East Europe Bad Debt Legacy Holds Back Recovery, Raiffeisen Says
Delinquent loans in eastern European countries including Hungary, Ukraine, Slovenia and the Balkans are holding back economic recovery and may prevent capital from being spent productively, a study showed.
A total of 135 billion euros ($175 billion) of loans, or 10 percent of all borrowings, are overdue in the former communist part of Europe, according to a study by Raiffeisen Bank International AG (RBI), the Vienna-based lender that’s the second-biggest in the region. In countries with rates exceeding 10 percent, regulators and lenders need to prevent knock-on effects on the economy, the study released today in Istanbul said.
“In southeast Europe, Ukraine, Hungary and Slovenia, fairly high non-performing loan stocks and double-digit ratios in the range of 15 percent to 25 percent seem to become more and more a burden for the banking sectors and the economic recovery,” Raiffeisen analyst Gunter Deuber said in the study. “In these markets joint efforts to tackle NPLs and to improve the NPL workout” would be “reasonable.”
Western European lenders including Raiffeisen, UniCredit SpA (UCG) and Erste Group Bank AG (EBS) bankrolled eastern Europe’s boom with cheap loans before the 2008 credit crunch. In many countries, banks lent to households in euros or Swiss francs to bypass higher local interest rates, exacerbating the economic downturn when the region’s currencies weakened. Bad loans shot up since 2009 and are weighing on bank balance sheets.
Regulators and international lenders that have propped up countries in the region with emergency loans since 2008 are calling on banks and national regulators to resolve the bad debt issue by encouraging banks to write them off and move on.
“A well-balanced NPL restructuring within some challenging central and eastern European banking markets seems to be in the interest of all relevant stakeholders,” Deuber said in the report. “Nevertheless, any NPL resolution has to factor in the currently reduced earning capabilities in some of these markets.”

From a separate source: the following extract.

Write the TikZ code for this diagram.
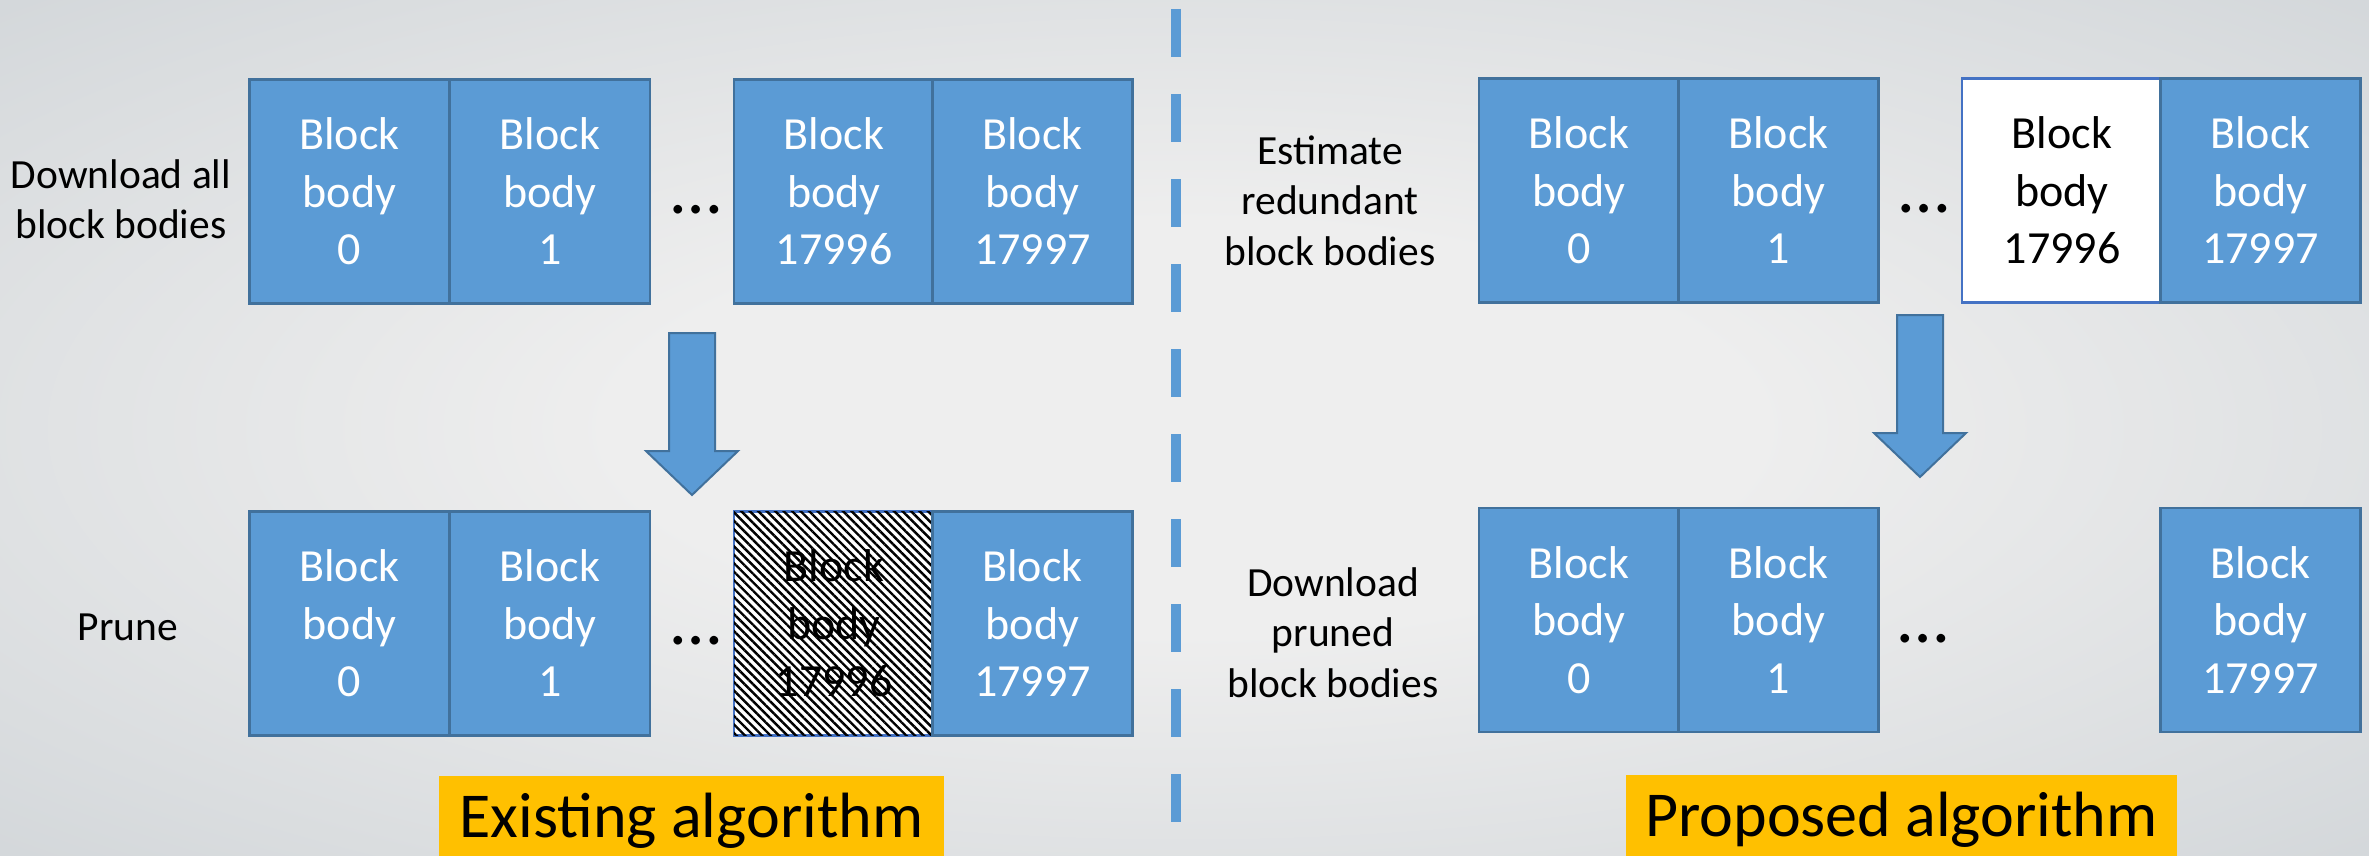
\documentclass[tikz,border=0pt]{standalone}
\usepackage{fontspec}
\setmainfont{Carlito}
\usetikzlibrary{patterns.meta}

\definecolor{blockblue}{HTML}{5B9BD5}
\definecolor{blockedge}{HTML}{41719C}
\definecolor{markedge}{HTML}{4472C4}
\definecolor{tagyellow}{HTML}{FFC000}
\definecolor{bginner}{HTML}{EEEEEE}
\definecolor{bgouter}{HTML}{D3D7DA}

\pgfdeclareradialshading{backdrop}{\pgfpoint{0bp}{0bp}}{%
  color(0bp)=(bginner); color(12bp)=(bginner); color(36bp)=(bgouter); color(50bp)=(bgouter)}

\tikzset{
  blockbox/.style={draw=blockedge, line width=2.5pt, fill=blockblue, text=white,
    minimum width=200pt, minimum height=224pt, inner sep=0pt, align=center,
    font=\fontsize{46}{57.5}\selectfont},
  prunedbox/.style={blockbox, fill=white, draw=markedge, text=black,
    postaction={pattern={Lines[angle=-45, distance=6pt, line width=2.4pt]}}},
  keptbox/.style={blockbox, fill=white, draw=markedge, text=black},
  sidelabel/.style={align=center, inner sep=0pt, font=\fontsize{41.5}{50.5}\selectfont},
  gap/.style={inner sep=0pt, anchor=base, font=\fontsize{72}{72}\selectfont},
  tag/.style={fill=tagyellow, inner sep=0pt, anchor=north, text height=61pt,
    text depth=40pt, font=\fontsize{64}{64}\selectfont},
  downarrow/.style={fill=blockblue, draw=blockedge, line width=2pt, line join=miter},
  divider/.style={draw=blockblue, line width=10pt, dash pattern=on 48pt off 37pt}
}

\begin{document}
\begin{tikzpicture}[x=1pt, y=-1pt]
\useasboundingbox (0,0) rectangle (2369,856);
\shade[shading=backdrop] (0,0) rectangle (2369,856);

% ---------- existing algorithm ----------
\node[sidelabel] (lbl-dl) at (121,199) {Download all\\block bodies};
\node[blockbox] (a0) at (349.5,191.5) {Block\\body\\0};
\node[blockbox] (a1) at (550,191.5) {Block\\body\\1};
\node[gap] (adots) at (696,213) {…};
\node[blockbox] (a2) at (834,191.5) {Block\\body\\17996};
\node[blockbox] (a3) at (1032.5,191.5) {Block\\body\\17997};

\coordinate (arrA) at (692,333);
\draw[downarrow] (arrA) ++(-23,0) -- ++(0,118) -- ++(-23,0) -- ++(46,44)
  -- ++(46,-44) -- ++(-23,0) -- ++(0,-118) -- cycle;

\node[sidelabel] (lbl-pr) at (128,627) {Prune};
\node[blockbox] (b0) at (349.5,623.5) {Block\\body\\0};
\node[blockbox] (b1) at (550,623.5) {Block\\body\\1};
\node[gap] (bdots) at (696,644) {…};
\node[prunedbox] (b2) at (834,623.5) {Block\\body\\17996};
\node[blockbox] (b3) at (1032.5,623.5) {Block\\body\\17997};

\node[tag, minimum width=505pt] (tag-old) at (691.5,776) {Existing algorithm};

% ---------- divider ----------
\coordinate (divtop) at (1176,9);
\coordinate (divbot) at (1176,823);
\draw[divider] (divtop) -- (divbot);

% ---------- proposed algorithm ----------
\node[sidelabel] (lbl-est) at (1330,200.5) {Estimate\\redundant\\block bodies};
\node[blockbox] (c0) at (1579,190.5) {Block\\body\\0};
\node[blockbox] (c1) at (1778.5,190.5) {Block\\body\\1};
\node[gap] (cdots) at (1924.5,212) {…};
\node[keptbox] (c2) at (2062,190.5) {Block\\body\\17996};
\node[blockbox] (c3) at (2260.5,190.5) {Block\\body\\17997};

\coordinate (arrB) at (1920,315);
\draw[downarrow] (arrB) ++(-23,0) -- ++(0,118) -- ++(-23,0) -- ++(46,44)
  -- ++(46,-44) -- ++(-23,0) -- ++(0,-118) -- cycle;

\node[sidelabel] (lbl-dp) at (1333,632.5) {Download\\pruned\\block bodies};
\node[blockbox] (d0) at (1579,620) {Block\\body\\0};
\node[blockbox] (d1) at (1778.5,620) {Block\\body\\1};
\node[gap] (ddots) at (1923.5,642) {…};
\node[blockbox] (d3) at (2260.5,620) {Block\\body\\17997};

\node[tag, minimum width=551pt] (tag-new) at (1901.5,775) {Proposed algorithm};
\end{tikzpicture}
\end{document}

In several of the countries most affected by bad loans, the non-performing debt is linked to real-estate assets that lost value when property bubbles burst, Raiffeisen’s Deuber said. That leads to banks ending up with assets they seized as collateral for overdue loans, and are now waiting for prices to recover, instead of pursuing new lending business, he said.
“Capital remains locked in unproductive use,” Deuber said in the report. “A high NPL stock may even lead to unintended structural developments, as not the most productive investments will be financed, but just the ones that do not need large scale and long-term debt financing.”
Eastern Europe’s economic growth prospects have worsened as Russia and Poland are slowing significantly, the European Bank for Reconstruction and Development said yesterday.
The 30 eastern European and central Asian countries where the EBRD invests will expand 2.1 percent this year, the London-based lender said, cutting its January forecast of 3 percent. The economies, which expanded 2.5 percent last year, will grow 3.1 percent in 2014, the EBRD predicted.
The western-owned lenders that control the banking system in eastern Europe outside the former Soviet Union didn’t cause a credit crunch in the region or engaged in “deleveraging,” Raiffeisen said.
Total lending in euro terms rose 15 percent in 2012, bringing cumulative growth since 2010 to 22 percent, the study said. In the five years to 2017, loan growth will be briskest in Russia and Poland, at 13 percent and 10 percent a year, respectively, Raiffeisen estimates.
The bad debt burden isn’t present in the entire eastern European region. In Russia and Poland, the biggest banking markets, only 4.8 percent and 7.7 percent of loans are overdue, respectively, according to Raiffeisen. In the export-oriented Czech and Slovak republics, the rate is between 5 and 6 percent.